### SUPPLIED DATA
::::::::
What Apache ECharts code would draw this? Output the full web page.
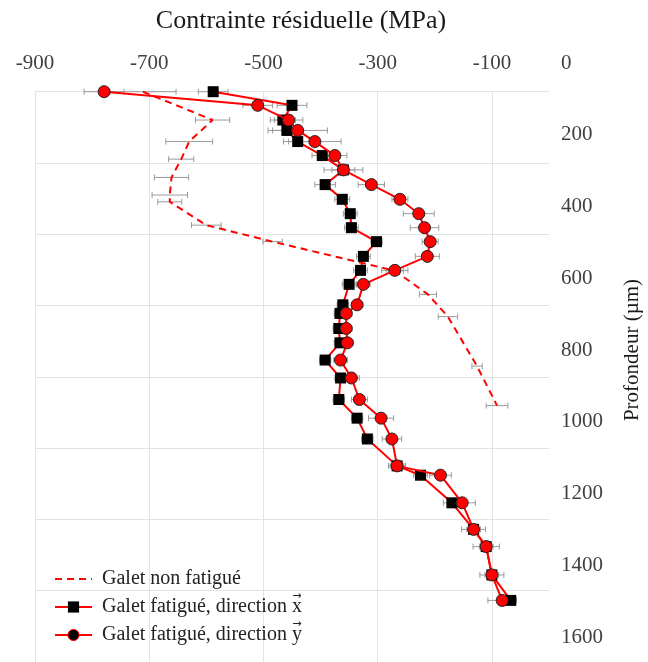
<!DOCTYPE html>
<html>
<head>
<meta charset="utf-8">
<script src="https://cdn.jsdelivr.net/npm/echarts@6/dist/echarts.min.js"></script>
<style>
html, body { margin: 0; padding: 0; background: #fff; }
#main { width: 648px; height: 662px; }
</style>
</head>
<body>
<div id="main"></div>
<script>
// profondeur (µm) et contrainte résiduelle (MPa)
var depthF = [80, 118, 159, 188, 219, 258, 298, 339, 380, 420, 459, 498, 539, 578, 617, 674, 698, 740, 780, 828, 878, 938, 990, 1048, 1123, 1149, 1226, 1300, 1348, 1427, 1498];
var stressX = [-588, -450, -466, -459, -440, -397, -360, -392, -362, -348, -346, -302, -325, -330, -350, -361, -366, -368, -366, -392, -365, -368, -336, -318, -266, -225, -170, -132, -110, -100, -67];
var errX = [26, 26, 22, 25, 25, 18, 20, 18, 13, 12, 12, 10, 12, 12, 12, 10, 10, 10, 10, 10, 10, 10, 10, 10, 12, 12, 15, 12, 12, 12, 10];
var stressY = [-779, -510, -456, -440, -410, -375, -360, -311, -261, -228, -218, -208, -213, -270, -325, -336, -355, -355, -353, -365, -346, -332, -294, -275, -266, -190, -152, -132, -110, -100, -82];
var errY = [35, 26, 25, 52, 46, 21, 34, 23, 14, 27, 25, 14, 21, 23, 12, 10, 10, 10, 10, 12, 14, 14, 22, 17, 15, 19, 23, 21, 23, 21, 25];

var depthN = [80, 159, 219, 268, 319, 368, 387, 452, 498, 579, 645, 707, 845, 955];
var stressN = [-711, -589, -630, -644, -661, -664, -664, -600, -484, -270, -212, -177, -126, -91];
var errN = [58, 30, 41, 22, 30, 31, 21, 26, 17, 15, 15, 17, 9, 19];

var xTicks = { min: -900, max: 0, interval: 200 };
var yTicks = { min: 0, max: 1600, interval: 200 };

var names = ['Galet non fatigué', 'Galet fatigué, direction x', 'Galet fatigué, direction y'];

function pts(xs, ys) {
    return xs.map(function (v, i) { return [v, ys[i]]; });
}
function errPts(xs, ys, es) {
    return xs.map(function (v, i) { return [v, ys[i], es[i]]; });
}

function renderErr(params, api) {
    var v = api.value(0), d = api.value(1), e = api.value(2);
    var a = api.coord([v - e, d]);
    var b = api.coord([v + e, d]);
    var h = 3;
    var st = { stroke: '#9a9a9a', lineWidth: 1 };
    return {
        type: 'group',
        children: [
            { type: 'line', shape: { x1: a[0], y1: a[1], x2: b[0], y2: b[1] }, style: st },
            { type: 'line', shape: { x1: a[0], y1: a[1] - h, x2: a[0], y2: a[1] + h }, style: st },
            { type: 'line', shape: { x1: b[0], y1: b[1] - h, x2: b[0], y2: b[1] + h }, style: st }
        ]
    };
}

var font = 'Liberation Serif';

// petite flèche de vecteur au-dessus de x et y dans la légende
var legLeft = 49, legTop = 564, textX = legLeft + 5 + 37 + 5 + 5;
var ctx = document.createElement('canvas').getContext('2d');
ctx.font = '20px "Liberation Serif"';
var pre = ctx.measureText('Galet fatigué, direction ').width;
function arrow(letter, cy) {
    var cx = textX + pre + ctx.measureText(letter).width / 2;
    return {
        type: 'text', x: cx + 1, y: cy, z: 100,
        style: { text: '\u2192', font: '11px "DejaVu Sans"', fill: '#222', align: 'center', verticalAlign: 'middle' }
    };
}

var myChart = echarts.init(document.getElementById('main'));

var option = {
    animation: false,
    backgroundColor: '#fff',
    graphic: [
        {
            type: 'text', x: 301, y: 21,
            style: { text: 'Contrainte résiduelle (MPa)', font: '26px "Liberation Serif"', fill: '#1a1a1a', align: 'center', verticalAlign: 'middle' }
        },
        {
            type: 'text', x: 632, y: 350, rotation: Math.PI / 2,
            style: { text: 'Profondeur (µm)', font: '21px "Liberation Serif"', fill: '#1a1a1a', align: 'center', verticalAlign: 'middle' }
        },
        arrow('x', 596),
        arrow('y', 624)
    ],
    legend: {
        orient: 'vertical',
        left: legLeft,
        top: legTop,
        itemWidth: 37,
        itemHeight: 14,
        itemGap: 8,
        textStyle: { fontFamily: font, fontSize: 20, color: '#222', padding: [0, 0, 0, 5] },
        data: [
            { name: names[0], itemStyle: { opacity: 0 } },
            { name: names[1] },
            { name: names[2], itemStyle: { color: '#000', borderColor: '#ff0000', borderWidth: 1 } }
        ]
    },
    grid: [
        { left: 35, right: 99, top: 63, height: 574 },
        { left: 35, right: 99, top: 91.7, height: 573 }
    ],
    xAxis: [
        { type: 'value', gridIndex: 0, min: xTicks.min, max: xTicks.max, show: false },
        {
            type: 'value', gridIndex: 1, position: 'top',
            min: xTicks.min, max: xTicks.max, interval: xTicks.interval,
            axisLine: { show: false }, axisTick: { show: false },
            axisLabel: { showMaxLabel: false, margin: 18, fontFamily: font, fontSize: 21, color: '#404040' },
            splitLine: { show: true, showMaxLine: false, lineStyle: { color: '#e3e3e3', width: 1 } }
        }
    ],
    yAxis: [
        {
            type: 'value', gridIndex: 0, inverse: true, position: 'right',
            min: yTicks.min, max: yTicks.max, interval: yTicks.interval,
            axisLine: { show: false }, axisTick: { show: false }, splitLine: { show: false },
            axisLabel: { margin: 12, fontFamily: font, fontSize: 21, color: '#404040', formatter: function (v) { return String(v); } }
        },
        {
            type: 'value', gridIndex: 1, inverse: true,
            min: yTicks.min, max: yTicks.max, interval: yTicks.interval,
            axisLine: { show: false }, axisTick: { show: false }, axisLabel: { show: false },
            splitLine: { show: true, lineStyle: { color: '#e3e3e3', width: 1 } }
        }
    ],
    series: [
        { type: 'custom', xAxisIndex: 0, yAxisIndex: 0, renderItem: renderErr, data: errPts(stressN, depthN, errN), z: 1, silent: true },
        { type: 'custom', xAxisIndex: 0, yAxisIndex: 0, renderItem: renderErr, data: errPts(stressX, depthF, errX), z: 1, silent: true },
        { type: 'custom', xAxisIndex: 0, yAxisIndex: 0, renderItem: renderErr, data: errPts(stressY, depthF, errY), z: 1, silent: true },
        {
            name: names[0], type: 'line', xAxisIndex: 0, yAxisIndex: 0,
            data: pts(stressN, depthN), symbol: 'none', z: 2,
            itemStyle: { color: '#ff0000' },
            lineStyle: { color: '#ff0000', width: 2, type: [7, 5] }
        },
        {
            name: names[1], type: 'line', xAxisIndex: 0, yAxisIndex: 0,
            data: pts(stressX, depthF), symbol: 'rect', symbolSize: 11, z: 3,
            itemStyle: { color: '#000' },
            lineStyle: { color: '#ff0000', width: 2 }
        },
        {
            name: names[2], type: 'line', xAxisIndex: 0, yAxisIndex: 0,
            data: pts(stressY, depthF), symbol: 'circle', symbolSize: 12, z: 4,
            itemStyle: { color: '#ff0000', borderColor: '#222', borderWidth: 1 },
            lineStyle: { color: '#ff0000', width: 2 }
        }
    ]
};

myChart.setOption(option);
</script>
</body>
</html>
::::::::
### TASK PROMPT
Without the pictures, copy the material exactly as given.

### THE ANSWER
What Apache ECharts code would draw this? Output the full web page.
<!DOCTYPE html>
<html>
<head>
<meta charset="utf-8">
<script src="https://cdn.jsdelivr.net/npm/echarts@6/dist/echarts.min.js"></script>
<style>
html, body { margin: 0; padding: 0; background: #fff; }
#main { width: 648px; height: 662px; }
</style>
</head>
<body>
<div id="main"></div>
<script>
// profondeur (µm) et contrainte résiduelle (MPa)
var depthF = [80, 118, 159, 188, 219, 258, 298, 339, 380, 420, 459, 498, 539, 578, 617, 674, 698, 740, 780, 828, 878, 938, 990, 1048, 1123, 1149, 1226, 1300, 1348, 1427, 1498];
var stressX = [-588, -450, -466, -459, -440, -397, -360, -392, -362, -348, -346, -302, -325, -330, -350, -361, -366, -368, -366, -392, -365, -368, -336, -318, -266, -225, -170, -132, -110, -100, -67];
var errX = [26, 26, 22, 25, 25, 18, 20, 18, 13, 12, 12, 10, 12, 12, 12, 10, 10, 10, 10, 10, 10, 10, 10, 10, 12, 12, 15, 12, 12, 12, 10];
var stressY = [-779, -510, -456, -440, -410, -375, -360, -311, -261, -228, -218, -208, -213, -270, -325, -336, -355, -355, -353, -365, -346, -332, -294, -275, -266, -190, -152, -132, -110, -100, -82];
var errY = [35, 26, 25, 52, 46, 21, 34, 23, 14, 27, 25, 14, 21, 23, 12, 10, 10, 10, 10, 12, 14, 14, 22, 17, 15, 19, 23, 21, 23, 21, 25];

var depthN = [80, 159, 219, 268, 319, 368, 387, 452, 498, 579, 645, 707, 845, 955];
var stressN = [-711, -589, -630, -644, -661, -664, -664, -600, -484, -270, -212, -177, -126, -91];
var errN = [58, 30, 41, 22, 30, 31, 21, 26, 17, 15, 15, 17, 9, 19];

var xTicks = { min: -900, max: 0, interval: 200 };
var yTicks = { min: 0, max: 1600, interval: 200 };

var names = ['Galet non fatigué', 'Galet fatigué, direction x', 'Galet fatigué, direction y'];

function pts(xs, ys) {
    return xs.map(function (v, i) { return [v, ys[i]]; });
}
function errPts(xs, ys, es) {
    return xs.map(function (v, i) { return [v, ys[i], es[i]]; });
}

function renderErr(params, api) {
    var v = api.value(0), d = api.value(1), e = api.value(2);
    var a = api.coord([v - e, d]);
    var b = api.coord([v + e, d]);
    var h = 3;
    var st = { stroke: '#9a9a9a', lineWidth: 1 };
    return {
        type: 'group',
        children: [
            { type: 'line', shape: { x1: a[0], y1: a[1], x2: b[0], y2: b[1] }, style: st },
            { type: 'line', shape: { x1: a[0], y1: a[1] - h, x2: a[0], y2: a[1] + h }, style: st },
            { type: 'line', shape: { x1: b[0], y1: b[1] - h, x2: b[0], y2: b[1] + h }, style: st }
        ]
    };
}

var font = 'Liberation Serif';

// petite flèche de vecteur au-dessus de x et y dans la légende
var legLeft = 49, legTop = 564, textX = legLeft + 5 + 37 + 5 + 5;
var ctx = document.createElement('canvas').getContext('2d');
ctx.font = '20px "Liberation Serif"';
var pre = ctx.measureText('Galet fatigué, direction ').width;
function arrow(letter, cy) {
    var cx = textX + pre + ctx.measureText(letter).width / 2;
    return {
        type: 'text', x: cx + 1, y: cy, z: 100,
        style: { text: '\u2192', font: '11px "DejaVu Sans"', fill: '#222', align: 'center', verticalAlign: 'middle' }
    };
}

var myChart = echarts.init(document.getElementById('main'));

var option = {
    animation: false,
    backgroundColor: '#fff',
    graphic: [
        {
            type: 'text', x: 301, y: 21,
            style: { text: 'Contrainte résiduelle (MPa)', font: '26px "Liberation Serif"', fill: '#1a1a1a', align: 'center', verticalAlign: 'middle' }
        },
        {
            type: 'text', x: 632, y: 350, rotation: Math.PI / 2,
            style: { text: 'Profondeur (µm)', font: '21px "Liberation Serif"', fill: '#1a1a1a', align: 'center', verticalAlign: 'middle' }
        },
        arrow('x', 596),
        arrow('y', 624)
    ],
    legend: {
        orient: 'vertical',
        left: legLeft,
        top: legTop,
        itemWidth: 37,
        itemHeight: 14,
        itemGap: 8,
        textStyle: { fontFamily: font, fontSize: 20, color: '#222', padding: [0, 0, 0, 5] },
        data: [
            { name: names[0], itemStyle: { opacity: 0 } },
            { name: names[1] },
            { name: names[2], itemStyle: { color: '#000', borderColor: '#ff0000', borderWidth: 1 } }
        ]
    },
    grid: [
        { left: 35, right: 99, top: 63, height: 574 },
        { left: 35, right: 99, top: 91.7, height: 573 }
    ],
    xAxis: [
        { type: 'value', gridIndex: 0, min: xTicks.min, max: xTicks.max, show: false },
        {
            type: 'value', gridIndex: 1, position: 'top',
            min: xTicks.min, max: xTicks.max, interval: xTicks.interval,
            axisLine: { show: false }, axisTick: { show: false },
            axisLabel: { showMaxLabel: false, margin: 18, fontFamily: font, fontSize: 21, color: '#404040' },
            splitLine: { show: true, showMaxLine: false, lineStyle: { color: '#e3e3e3', width: 1 } }
        }
    ],
    yAxis: [
        {
            type: 'value', gridIndex: 0, inverse: true, position: 'right',
            min: yTicks.min, max: yTicks.max, interval: yTicks.interval,
            axisLine: { show: false }, axisTick: { show: false }, splitLine: { show: false },
            axisLabel: { margin: 12, fontFamily: font, fontSize: 21, color: '#404040', formatter: function (v) { return String(v); } }
        },
        {
            type: 'value', gridIndex: 1, inverse: true,
            min: yTicks.min, max: yTicks.max, interval: yTicks.interval,
            axisLine: { show: false }, axisTick: { show: false }, axisLabel: { show: false },
            splitLine: { show: true, lineStyle: { color: '#e3e3e3', width: 1 } }
        }
    ],
    series: [
        { type: 'custom', xAxisIndex: 0, yAxisIndex: 0, renderItem: renderErr, data: errPts(stressN, depthN, errN), z: 1, silent: true },
        { type: 'custom', xAxisIndex: 0, yAxisIndex: 0, renderItem: renderErr, data: errPts(stressX, depthF, errX), z: 1, silent: true },
        { type: 'custom', xAxisIndex: 0, yAxisIndex: 0, renderItem: renderErr, data: errPts(stressY, depthF, errY), z: 1, silent: true },
        {
            name: names[0], type: 'line', xAxisIndex: 0, yAxisIndex: 0,
            data: pts(stressN, depthN), symbol: 'none', z: 2,
            itemStyle: { color: '#ff0000' },
            lineStyle: { color: '#ff0000', width: 2, type: [7, 5] }
        },
        {
            name: names[1], type: 'line', xAxisIndex: 0, yAxisIndex: 0,
            data: pts(stressX, depthF), symbol: 'rect', symbolSize: 11, z: 3,
            itemStyle: { color: '#000' },
            lineStyle: { color: '#ff0000', width: 2 }
        },
        {
            name: names[2], type: 'line', xAxisIndex: 0, yAxisIndex: 0,
            data: pts(stressY, depthF), symbol: 'circle', symbolSize: 12, z: 4,
            itemStyle: { color: '#ff0000', borderColor: '#222', borderWidth: 1 },
            lineStyle: { color: '#ff0000', width: 2 }
        }
    ]
};

myChart.setOption(option);
</script>
</body>
</html>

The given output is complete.